Lynne starred in the soap operas “The Guiding Light” and “The Secret Storm,” and the feature film “Made-Up,” which she wrote, produced and starred in along with sister Brooke and brother-in-law Tony Shalhoub.

The premise of “All Downhill” is two fictional sisters residing up-Island, one of whom — Lynne’s character — hypochondriacally thinks she’s dying. Sister (Brooke) shows up to indulge her: “If this doesn’t cheer her up, I don’t know what will,” and they begin at the airport with some superb slapstick as the healthy sister accidentally chucks the putatively sick sister out of her wheelchair.
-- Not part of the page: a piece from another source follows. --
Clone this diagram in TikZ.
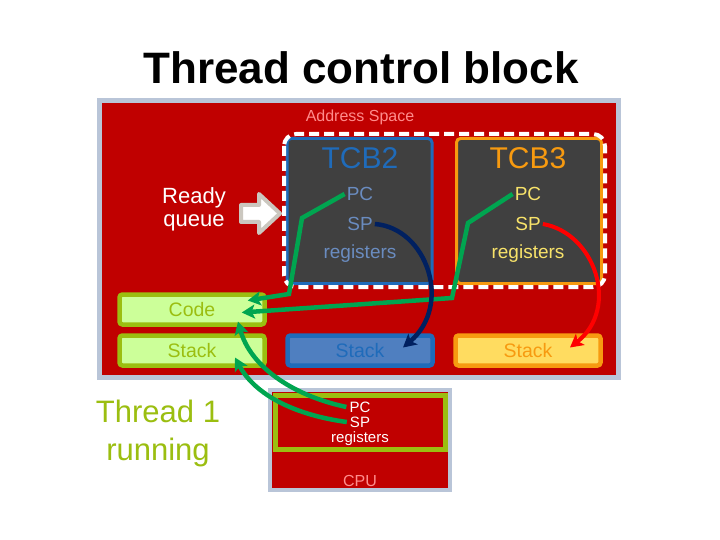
\documentclass[tikz,border=0pt]{standalone}
\usepackage{fontspec}
\setmainfont{Liberation Sans}
\usepackage{xcolor}
\usepackage{tikz}
\usetikzlibrary{positioning,arrows.meta}

\definecolor{asred}{HTML}{C00000}
\definecolor{frame}{HTML}{B9C5D8}
\definecolor{tcbgrey}{HTML}{404040}
\definecolor{tcbblue}{HTML}{1F6BBA}
\definecolor{tcbbluetext}{HTML}{6A8CC0}
\definecolor{tcborange}{HTML}{F79A10}
\definecolor{tcbyellow}{HTML}{F8E36A}
\definecolor{limegreen}{HTML}{9BBE10}
\definecolor{palegreen}{HTML}{CCFF99}
\definecolor{stackblue}{HTML}{4F7FC0}
\definecolor{stackyellow}{HTML}{FFDC60}
\definecolor{linkgreen}{HTML}{00A550}
\definecolor{navy}{HTML}{002060}
\definecolor{pinktext}{HTML}{FF8C8C}
\definecolor{arrowgrey}{HTML}{CBC7BF}

\begin{document}
\begin{tikzpicture}[x=1pt,y=-1pt,
    txt/.style={inner sep=0pt, anchor=center},
    tcbbox/.style={rectangle, draw, line width=3pt, fill=tcbgrey, rounded corners=4pt,
        minimum width=145pt, minimum height=145pt},
    membox/.style={rectangle, draw, line width=4.5pt, rounded corners=3pt,
        minimum width=145pt, minimum height=30pt, font=\fontsize{19.5}{20}\selectfont},
    regtxt/.style={txt, font=\fontsize{19}{19}\selectfont},
    link/.style={line width=4.5pt, draw=linkgreen, -{Stealth[length=13pt,width=14pt,inset=3pt]}},
]
    \useasboundingbox[fill=white] (0,0) rectangle (720,540);

    % title
    \node(title) [txt, font=\bfseries\fontsize{44}{44}\selectfont] at (361,68) {Thread control block};

    % address space
    \node(addr) [rectangle, draw=frame, line width=5pt, fill=asred, minimum width=519pt, minimum height=277pt] at (359,239) {};
    \node(addrlabel) [txt, text=pinktext, font=\fontsize{16}{16}\selectfont] at (360,117) {Address Space};

    % thread control blocks
    \node(tcb2) [tcbbox, draw=tcbblue] at (359.5,211) {};
    \node(tcb3) [tcbbox, draw=tcborange] at (529,211) {};
    \draw[white, line width=4pt, dash pattern=on 10pt off 5pt, rounded corners=12pt] (284,134) rectangle (605,287);

    \node(name2) [txt, text=tcbblue, font=\fontsize{30}{30}\selectfont] at (360,158) {TCB2};
    \node(pc2) [regtxt, text=tcbbluetext] at (360,194) {PC};
    \node(sp2) [regtxt, text=tcbbluetext] at (360,224) {SP};
    \node(reg2) [regtxt, text=tcbbluetext] at (360,254) {registers};

    \node(name3) [txt, text=tcborange, font=\fontsize{30}{30}\selectfont] at (528,158) {TCB3};
    \node(pc3) [regtxt, text=tcbyellow] at (528,194) {PC};
    \node(sp3) [regtxt, text=tcbyellow] at (528,224) {SP};
    \node(reg3) [regtxt, text=tcbyellow] at (528,254) {registers};

    % ready queue
    \node(ready) [txt, text=white, align=center, font=\fontsize{22}{23}\selectfont] at (194,209) {Ready\\queue};
    \draw[draw=arrowgrey, fill=white, line width=4pt, line join=round]
        (241,205) -- (259,205) -- (259,194) -- (280,213.5) -- (259,233) -- (259,222) -- (241,222) -- cycle;

    % memory
    \node(code) [membox, draw=limegreen, fill=palegreen, text=limegreen] at (192,309.5) {Code};
    \node(stack1) [membox, draw=limegreen, fill=palegreen, text=limegreen] at (192,350.5) {Stack};
    \node(stack2) [membox, draw=tcbblue, fill=stackblue, text=tcbblue] at (360,350.5) {Stack};
    \node(stack3) [membox, draw=tcborange, fill=stackyellow, text=tcborange] at (528,350.5) {Stack};

    % running thread and cpu
    \node(running) [txt, text=limegreen, align=center, font=\fontsize{31}{38}\selectfont] at (158,433) {Thread 1\\running};
    \node(cpu) [rectangle, draw=frame, line width=4pt, fill=asred, minimum width=180pt, minimum height=100pt] at (360,440) {};
    \node(regs) [rectangle, draw=limegreen, line width=5pt, fill=asred, minimum width=170pt, minimum height=54pt] at (360.5,422.5) {};
    \node(pc1) [txt, text=white, font=\fontsize{15}{15}\selectfont] at (360,407) {PC};
    \node(sp1) [txt, text=white, font=\fontsize{15}{15}\selectfont] at (360,422) {SP};
    \node(reg1) [txt, text=white, font=\fontsize{15}{15}\selectfont] at (360,439) {registers};
    \node(cpulabel) [txt, text=pinktext, font=\fontsize{16}{16}\selectfont] at (360,481) {CPU};

    % links
    \draw[link] ([xshift=-2pt]pc2.west) -- (302,218) -- (289,294) -- ([xshift=-19pt,yshift=9pt]code.east);
    \draw[link] ([xshift=-2pt]pc3.west) -- (468,223) -- (452,298) -- ([xshift=-25pt,yshift=-3pt]code.east);
    \draw[line width=4.5pt, draw=navy, -{Stealth[length=13pt,width=14pt,inset=3pt]}]
        ([xshift=2pt]sp2.east) .. controls (427,228) and (453,305) .. ([xshift=43pt,yshift=3pt]stack2.center);
    \draw[line width=4pt, draw=red, -{Stealth[length=13pt,width=14pt,inset=3pt]}]
        ([xshift=2pt]sp3.east) .. controls (595,233) and (620,308) .. ([xshift=42pt,yshift=3pt]stack3.center);
    \draw[link] ([xshift=-3pt]pc1.west) .. controls (290,395) and (250,365) .. ([xshift=46pt,yshift=-12pt]code.center);
    \draw[link] ([xshift=-3pt]sp1.west) .. controls (295,415) and (255,395) .. ([xshift=43pt,yshift=-7pt]stack1.center);
\end{tikzpicture}
\end{document}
After an amusing display from the webcast the Adams sisters will be posting soon, Ms. Brooke treated us to an improvised comedy set, which was duly filmed and will be added to the series, à la comedian Louis C.K. Throughout, Ms. Brooke mused on the cost of things — an accounting to which she admittedly pays little attention, though her sister and husband wish she would — her shopping spanning the globe from Beverly Hills to New York to a brief touchdown in Morocco, where she tries to haggle over a small leather change purse — because she’s been coached that one should — with a “dear sweet Moroccan” shopkeeper. At last, she finds the same handstitched item at our own Midnight Farm gift shop in Vineyard Haven, and it’s cheaper. (Hard to believe, but who can doubt the personally narrated account of a standup comic?)

The evening imparted not only laughter — high-octane laughter — but the festive overlay of the gallery, the glamour of a surprisingly big turnout for so meteorologically fraught a night, replete with a bar and a compelling sense of a good time having been had by all.

Ms. Augoustinos promises a new humor venue in the planning stage, possibly slated for the holidays, and in the meantime, her gallery will stay open through New Year’s, weekly from Thursday through Sunday with, among many others, artists Julia Mitchell, Peigi Cole-Jolliff, and Ilka List’s terra cotta reliefs inspired by refugee crises around the globe.

Obviously it’s not always a laughing matter at A Gallery, but whatever the constantly creative Ms. Augoustinos has in the hopper is bound to appeal. In the winter she normally decamps to her hometown of Johannesburg, South Africa, but, if pressed, she’ll admit the Island is now her authentic base of operations, as she works long and hard to bring art — and laughter! — to us in the off-season.